[Begin]

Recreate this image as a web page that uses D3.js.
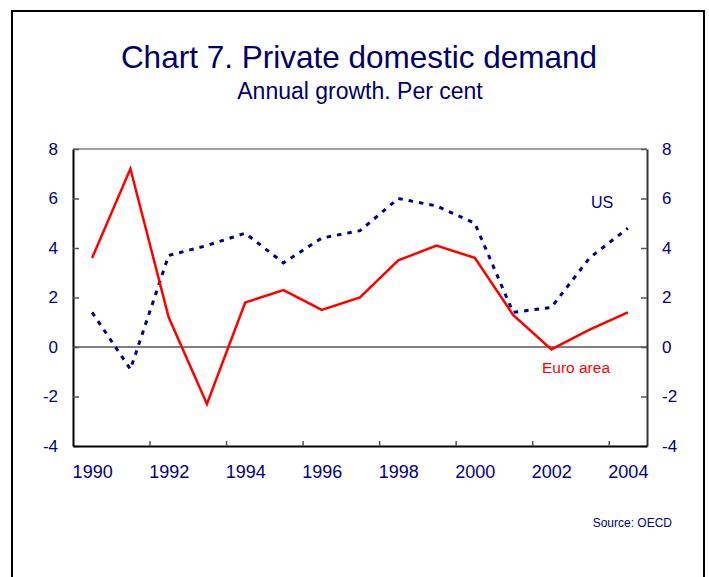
<!DOCTYPE html>
<html>
<head>
<meta charset="utf-8">
<script src="https://cdn.jsdelivr.net/npm/d3@7"></script>
<style>
  body { margin: 0; background: #fff; }
  svg { display: block; font-family: "Liberation Sans", Arial, sans-serif; }
</style>
</head>
<body>
<svg id="chart" width="709" height="577"></svg>
<script>
  // Data
  var years = [1990, 1991, 1992, 1993, 1994, 1995, 1996, 1997, 1998, 1999, 2000, 2001, 2002, 2003, 2004];
  var euroArea = [3.6, 7.2, 1.2, -2.3, 1.8, 2.3, 1.5, 2.0, 3.5, 4.1, 3.6, 1.3, -0.1, 0.7, 1.4];
  var us = [1.4, -0.9, 3.7, 4.1, 4.6, 3.4, 4.4, 4.7, 6.0, 5.7, 5.0, 1.4, 1.6, 3.6, 4.8];
  var yTicks = [-4, -2, 0, 2, 4, 6, 8];

  var navy = "#000080";
  var red = "#ff0000";

  var plot = { left: 73, right: 647, top: 149, bottom: 446 };

  var svg = d3.select("#chart");

  // Frame (open at the bottom)
  svg.append("path")
    .attr("d", "M12,580V11H704V580")
    .style("fill", "none")
    .style("stroke", "#000")
    .style("stroke-width", "2px");

  // Titles
  svg.append("text")
    .attr("x", 359)
    .attr("y", 68)
    .attr("text-anchor", "middle")
    .style("font-size", "31.5px")
    .style("fill", "#000066")
    .text("Chart 7. Private domestic demand");

  svg.append("text")
    .attr("x", 360)
    .attr("y", 99)
    .attr("text-anchor", "middle")
    .style("font-size", "23px")
    .style("fill", "#000066")
    .text("Annual growth. Per cent");

  // Scales: x by year index, each year centred in its slot
  var x = d3.scaleLinear()
    .domain([-0.5, years.length - 0.5])
    .range([plot.left, plot.right]);

  var y = d3.scaleLinear()
    .domain([-4, 8])
    .range([plot.bottom, plot.top]);

  // Top border of plot
  svg.append("line")
    .attr("x1", plot.left)
    .attr("x2", plot.right)
    .attr("y1", plot.top)
    .attr("y2", plot.top)
    .style("stroke", "#808080")
    .style("stroke-width", "1.5px");

  // Zero line
  svg.append("line")
    .attr("x1", plot.left)
    .attr("x2", plot.right)
    .attr("y1", y(0))
    .attr("y2", y(0))
    .style("stroke", "#000")
    .style("stroke-width", "1px");

  var plain = function (d) { return String(d); };

  // Left axis
  var gLeft = svg.append("g")
    .attr("transform", "translate(" + plot.left + ",0)")
    .call(d3.axisLeft(y).tickValues(yTicks).tickFormat(plain)
      .tickSize(-6).tickPadding(15).tickSizeOuter(0));

  // Right axis
  var gRight = svg.append("g")
    .attr("transform", "translate(" + plot.right + ",0)")
    .call(d3.axisRight(y).tickValues(yTicks).tickFormat(plain)
      .tickSize(-6).tickPadding(15).tickSizeOuter(0));

  // Bottom axis: tick marks between every second year
  var boundaries = d3.range(1.5, years.length - 1, 2);
  var gBottom = svg.append("g")
    .attr("transform", "translate(0," + plot.bottom + ")")
    .call(d3.axisBottom(x).tickValues(boundaries).tickSize(-5).tickFormat("").tickSizeOuter(0));

  // Bottom labels on even years
  var labelIdx = d3.range(0, years.length, 2);
  var gLabels = svg.append("g")
    .attr("transform", "translate(0," + plot.bottom + ")")
    .call(d3.axisBottom(x).tickValues(labelIdx).tickSize(0).tickPadding(19)
      .tickFormat(function (i) { return years[i]; }));
  gLabels.select(".domain").remove();

  [gLeft, gRight, gBottom].forEach(function (g) {
    g.select(".domain").style("stroke", "#000").style("stroke-width", "2px");
    g.selectAll(".tick line").style("stroke", "#555").style("stroke-width", "1.5px");
  });
  gRight.select(".domain").style("stroke", "#333");

  [gLeft, gRight, gLabels].forEach(function (g) {
    g.selectAll(".tick text")
      .style("font-family", "\"Liberation Sans\", Arial, sans-serif")
      .style("font-size", "17px")
      .style("fill", navy);
  });
  gLabels.selectAll(".tick text").style("font-size", "18px");

  // Lines
  var line = d3.line()
    .x(function (d, i) { return x(i); })
    .y(function (d) { return y(d); });

  svg.append("path")
    .datum(us)
    .attr("d", line)
    .style("fill", "none")
    .style("stroke", navy)
    .style("stroke-width", "3px")
    .style("stroke-dasharray", "4.5,6");

  svg.append("path")
    .datum(euroArea)
    .attr("d", line)
    .style("fill", "none")
    .style("stroke", red)
    .style("stroke-width", "2.5px")
    .style("stroke-linejoin", "miter");

  // Series labels
  svg.append("text")
    .attr("x", 602)
    .attr("y", 208)
    .attr("text-anchor", "middle")
    .style("font-size", "16px")
    .style("fill", navy)
    .text("US");

  svg.append("text")
    .attr("x", 576)
    .attr("y", 373)
    .attr("text-anchor", "middle")
    .style("font-size", "15.5px")
    .style("fill", red)
    .text("Euro area");

  // Source
  svg.append("text")
    .attr("x", 672)
    .attr("y", 527)
    .attr("text-anchor", "end")
    .style("font-size", "12px")
    .style("fill", navy)
    .text("Source: OECD");
</script>
</body>
</html>
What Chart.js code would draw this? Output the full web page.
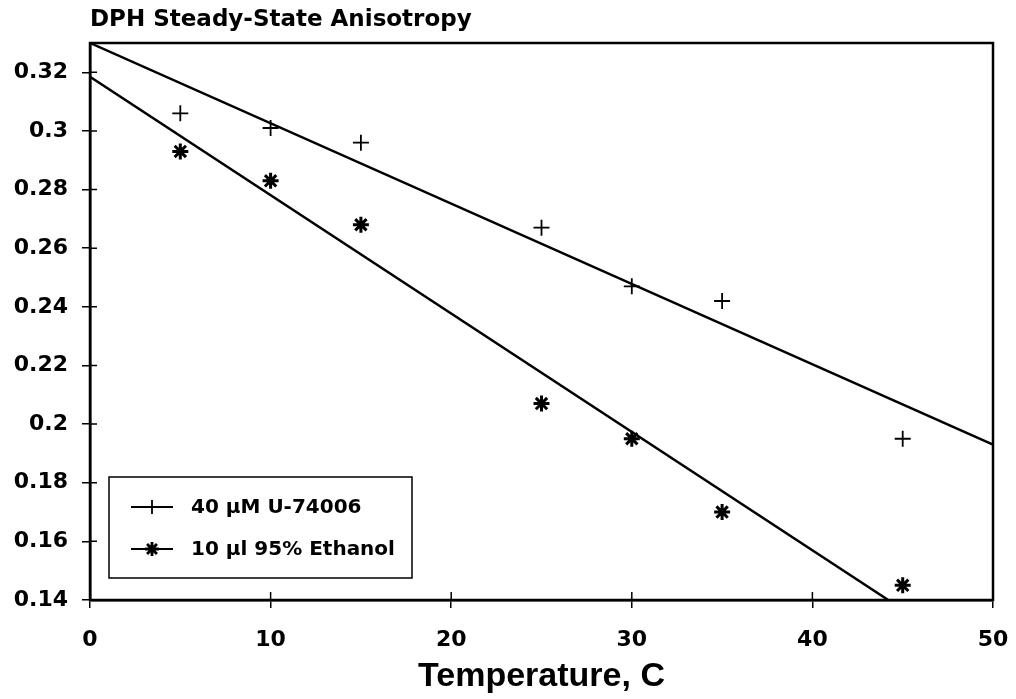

[End]

▶ _Stated exercise_:
Reproduce only the lines running from the beginning of the entries above to the line holding "var plain = function", inclusive. Pictures stay out of the copy.

▶ _Reply_:
Recreate this image as a web page that uses D3.js.
<!DOCTYPE html>
<html>
<head>
<meta charset="utf-8">
<script src="https://cdn.jsdelivr.net/npm/d3@7"></script>
<style>
  body { margin: 0; background: #fff; }
  svg { display: block; font-family: "Liberation Sans", Arial, sans-serif; }
</style>
</head>
<body>
<svg id="chart" width="709" height="577"></svg>
<script>
  // Data
  var years = [1990, 1991, 1992, 1993, 1994, 1995, 1996, 1997, 1998, 1999, 2000, 2001, 2002, 2003, 2004];
  var euroArea = [3.6, 7.2, 1.2, -2.3, 1.8, 2.3, 1.5, 2.0, 3.5, 4.1, 3.6, 1.3, -0.1, 0.7, 1.4];
  var us = [1.4, -0.9, 3.7, 4.1, 4.6, 3.4, 4.4, 4.7, 6.0, 5.7, 5.0, 1.4, 1.6, 3.6, 4.8];
  var yTicks = [-4, -2, 0, 2, 4, 6, 8];

  var navy = "#000080";
  var red = "#ff0000";

  var plot = { left: 73, right: 647, top: 149, bottom: 446 };

  var svg = d3.select("#chart");

  // Frame (open at the bottom)
  svg.append("path")
    .attr("d", "M12,580V11H704V580")
    .style("fill", "none")
    .style("stroke", "#000")
    .style("stroke-width", "2px");

  // Titles
  svg.append("text")
    .attr("x", 359)
    .attr("y", 68)
    .attr("text-anchor", "middle")
    .style("font-size", "31.5px")
    .style("fill", "#000066")
    .text("Chart 7. Private domestic demand");

  svg.append("text")
    .attr("x", 360)
    .attr("y", 99)
    .attr("text-anchor", "middle")
    .style("font-size", "23px")
    .style("fill", "#000066")
    .text("Annual growth. Per cent");

  // Scales: x by year index, each year centred in its slot
  var x = d3.scaleLinear()
    .domain([-0.5, years.length - 0.5])
    .range([plot.left, plot.right]);

  var y = d3.scaleLinear()
    .domain([-4, 8])
    .range([plot.bottom, plot.top]);

  // Top border of plot
  svg.append("line")
    .attr("x1", plot.left)
    .attr("x2", plot.right)
    .attr("y1", plot.top)
    .attr("y2", plot.top)
    .style("stroke", "#808080")
    .style("stroke-width", "1.5px");

  // Zero line
  svg.append("line")
    .attr("x1", plot.left)
    .attr("x2", plot.right)
    .attr("y1", y(0))
    .attr("y2", y(0))
    .style("stroke", "#000")
    .style("stroke-width", "1px");

  var plain = function (d) { return String(d); };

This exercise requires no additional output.